His concern was to fasten the mosaic to the wall in the same critical points that were identified during the current treatment, thus demonstrating that the problems were already there in the 1800s and that most of the tesserae had already fallen.
Following the restoration techniques used at the time, he inserted nails and iron rods in the entire area depicting Christ, in the scene of the Tablets, and in the area directly beneath the bifora, on the right-hand angel, to anchor the detached portions of mosaic to the wall.
Moreover, the monk carried out a meticulous work of integrating with a painted plaster stucco the thousands of tesserae that had been lost over the centuries, both to fill in empty spaces and to fix the tesserae that were about to fall.

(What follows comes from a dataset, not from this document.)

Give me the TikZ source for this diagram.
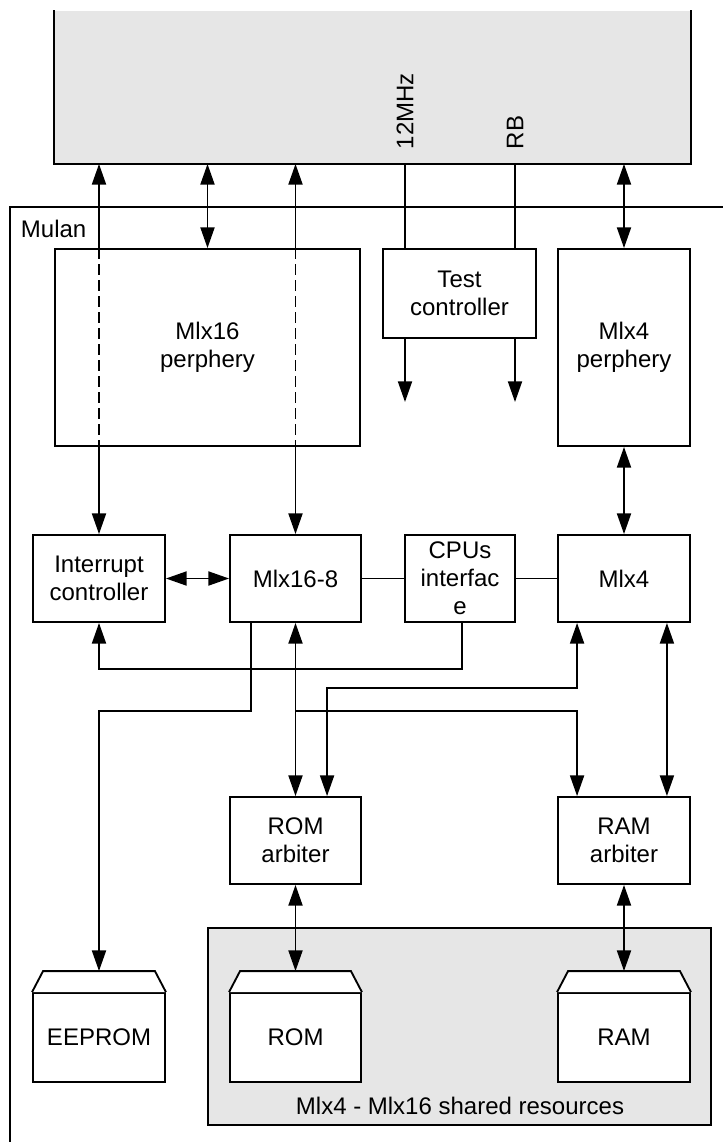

The second treatment goes back to 1959, when an American expedition supported by Princeton and Michigan Universities traveled to this remote place of prayer to study and photograph the works. The diary of this expedition was published in National Geographic 125 (1964), with George H. Forsyth and Kurt Weitzmann recounting the significant phases of the mission.
During this treatment, the area of the Christ figure was consolidated. The rods from 1847 were removed and replaced with copper pins, inserted through lacunae (gaps) in places that were well attached to the wall. The idea was to create safe points in the mosaic with infiltrations of a mix of plaster and casein in the zones of greatest detachment from the wall.
At the end of the mission, the American team made an appeal for further in-depth conservation to proceed urgently and resolve the basic problem of the mosaic’s detachment, which they had attempted to remedy in a brief time, with notable success.
Fifty years have passed since that appeal, and finally a conservation program has been implemented in order to solve the problems left open.